Wysiłek sportowy wywołuje wzrost zapotrzebowania komórek na tlen, niezbędny do przeprowadzenia procesów energetycznych. Niedostateczna podaż tlenu wywołuje hipoksję, dokładnie taką z jaką mamy do czynienia znajdując się na dużych wysokościach. Hipoksja jest czynnikiem wyzwalającym wzmożoną produkcję endorfin i tak właśnie tłumaczy się będące jej następstwem stany euforycznego, a nawet omamy i halucynacje. Analogicznie działa alkohol etylowy, który wykazuje zwiększone powinowactwo do tlenu. Tak więc "kradnąc" tlen (więcej o metabolizmie alkoholu w: intymnyproblem-kac.blogspot.com) komórkom nerwowym również aktywuje receptory opioidowe. W ten sposób można wytłumaczyć zarówno charakterystyczne objawy będące wynikiem spożycia napojów alkoholowych (ekscytacja, agresja, nadpobudliwość, depresja, senność), a także ich efekt uzależniający.

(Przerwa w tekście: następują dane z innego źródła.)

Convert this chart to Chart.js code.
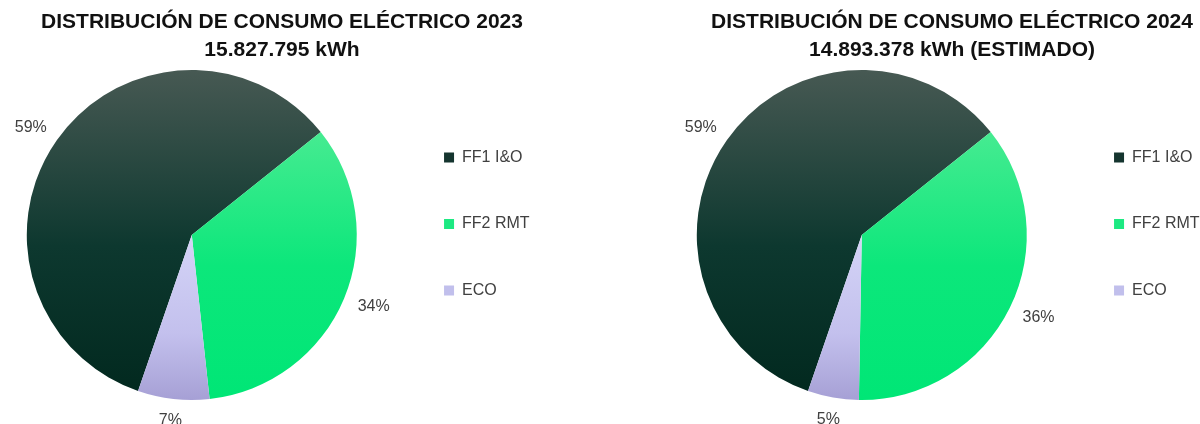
<!DOCTYPE html>
<html lang="es">
<head>
<meta charset="utf-8">
<title>Distribución de consumo eléctrico</title>
<script src="https://cdn.jsdelivr.net/npm/chart.js@4/dist/chart.umd.min.js"></script>
<style>
  html, body { margin: 0; padding: 0; background: #fff; }
  #page { position: relative; width: 1200px; height: 424px; overflow: hidden; }
  .pie { position: absolute; top: 0; }
</style>
</head>
<body>
<div id="page">
  <canvas id="pie2023" class="pie" width="584" height="424" style="left:-10px"></canvas>
  <canvas id="pie2024" class="pie" width="584" height="424" style="left:660px"></canvas>
</div>
<script>
// --- data (shares in %) ---
const categories = ["FF1 I&O", "FF2 RMT", "ECO"]
const share2023  = [59, 34, 7]
const share2024  = [59, 36, 5]
const title2023  = ["DISTRIBUCIÓN DE CONSUMO ELÉCTRICO 2023", "15.827.795 kWh"]
const title2024  = ["DISTRIBUCIÓN DE CONSUMO ELÉCTRICO 2024", "14.893.378 kWh (ESTIMADO)"]

// --- styling ---
const FONT = "'Liberation Sans', Arial, sans-serif"
const TEXT_COLOR = "#404040"
const ROTATION = -161 // first slice (FF1) start angle, degrees from 12 o'clock

// vertical gradient stops per slice (top -> bottom of the slice)
const sliceStops = [
  [[0, "#475953"], [0.55, "#0d382f"], [1, "#02291f"]],
  [[0, "#46eb91"], [0.5, "#0ce77b"], [1, "#00e676"]],
  [[0, "#d4d4f7"], [0.6, "#c3c0ed"], [1, "#a6a0d5"]],
]
const legendColors = ["#15352f", "#1de982", "#c1bfec"]

// Excel-like gradient: spans the bounding box of each slice
function sliceGradient(c) {
  const stops = sliceStops[c.dataIndex]
  const area = c.chart.chartArea
  if (!area) return stops[stops.length - 1][1]

  const values = c.dataset.data
  const total  = values.reduce((s, v) => s + v, 0)
  const cy = (area.top + area.bottom) / 2
  const r  = Math.min(area.right - area.left, area.bottom - area.top) / 2
  const TAU = Math.PI * 2

  let a0 = (ROTATION - 90) * Math.PI / 180
  for (let i = 0; i < c.dataIndex; i++) a0 += TAU * values[i] / total
  const a1 = a0 + TAU * values[c.dataIndex] / total

  const contains = (ang) => {
    let t = ang
    while (t < a0) t += TAU
    while (t - TAU >= a0) t -= TAU
    return t <= a1
  }
  let top    = Math.min(cy, cy + r * Math.sin(a0), cy + r * Math.sin(a1))
  let bottom = Math.max(cy, cy + r * Math.sin(a0), cy + r * Math.sin(a1))
  if (contains(-Math.PI / 2)) top = cy - r
  if (contains(Math.PI / 2)) bottom = cy + r

  const g = c.chart.ctx.createLinearGradient(0, top, 0, bottom)
  stops.forEach(([off, col]) => g.addColorStop(off, col))
  return g
}

// percentage labels just outside each slice ("outside end" in Excel)
const percentLabels = {
  id: "percentLabels",
  afterDatasetsDraw(chart) {
    const { ctx } = chart
    const meta   = chart.getDatasetMeta(0)
    const values = chart.data.datasets[0].data
    ctx.save()
    ctx.font = "16px " + FONT
    ctx.fillStyle = TEXT_COLOR
    ctx.textAlign = "center"
    ctx.textBaseline = "middle"
    meta.data.forEach((arc, i) => {
      const { x, y, startAngle, endAngle, outerRadius } =
        arc.getProps(["x", "y", "startAngle", "endAngle", "outerRadius"], true)
      const mid  = (startAngle + endAngle) / 2
      const text = values[i] + "%"
      const w = ctx.measureText(text).width
      const h = 12
      const gap = 16
      ctx.fillText(text,
        x + Math.cos(mid) * (outerRadius + gap + w / 2),
        y + Math.sin(mid) * (outerRadius + gap + h / 2))
    })
    ctx.restore()
  },
}

function buildPie(canvasId, shares, titleLines) {
  return new Chart(document.getElementById(canvasId), {
    type: "pie",
    data: {
      labels: categories,
      datasets: [{
        data: shares,
        backgroundColor: sliceGradient,
        borderWidth: 0,
      }],
    },
    plugins: [percentLabels],
    options: {
      responsive: false,
      animation: false,
      events: [],
      rotation: ROTATION,
      layout: { padding: { top: 0, right: 0, bottom: 24, left: 0 } },
      plugins: {
        title: {
          display: true,
          text: titleLines,
          color: "#111",
          font: { family: FONT, size: 21, weight: "bold", lineHeight: 1.31 },
          padding: { top: 8.5, bottom: 6.5 },
        },
        // empty box on the right: only reserves room so the legend sits where Excel put it
        subtitle: {
          display: true,
          position: "right",
          text: "",
          font: { size: 34.45, lineHeight: 1 },
          padding: 0,
        },
        legend: {
          position: "right",
          align: "start",
          fullSize: false,
          title: { display: true, text: "", font: { size: 29, lineHeight: 1 }, padding: 0 },
          labels: {
            boxWidth: 10,
            boxHeight: 10,
            padding: 50.5,
            color: TEXT_COLOR,
            font: { family: FONT, size: 16 },
            generateLabels(chart) {
              const items = Chart.overrides.doughnut.plugins.legend.labels.generateLabels(chart)
              items.forEach((item, i) => {
                item.fillStyle = legendColors[i]
                item.strokeStyle = legendColors[i]
                item.lineWidth = 0
              })
              return items
            },
          },
        },
        tooltip: { enabled: false },
      },
    },
  })
}

buildPie("pie2023", share2023, title2023)
buildPie("pie2024", share2024, title2024)
</script>
</body>
</html>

Wszystkie wymienione w tabeli powyżej "stymulanty" działające za pośrednictwem układu opioidowego niosą ryzyko wystąpienia tolerancji i uzależnienia. Znane są przecież dobrze przypadki uzależnienia od: alkoholu (alkoholizm), jedzenia (bulimia), seksu (nimfomania), trochę mniej popularne uzależnienie od opalania (tanoreksja), a jak pokazałem powyżej pewnie i od sportu, które to uzależnienie chyba jeszcze nie ma swojego odrębnego określenia. Najlepiej zagrożenie to zobrazuje wynik przeprowadzonego na szczurach laboratoryjnych doświadczenia podczas którego poddawane były one stymulacji elektrycznej, która to zwiększała wyrzut endorfin. Zwierzęta wolały umrzeć z głodu i z pragnienia, niż zrezygnować z gwarantującego osiągnięcie euforii pobudzenia.

Gdzie więc tkwi tajemnica uzyskania harmonii i pozbawionej ryzyka pełni szczęścia?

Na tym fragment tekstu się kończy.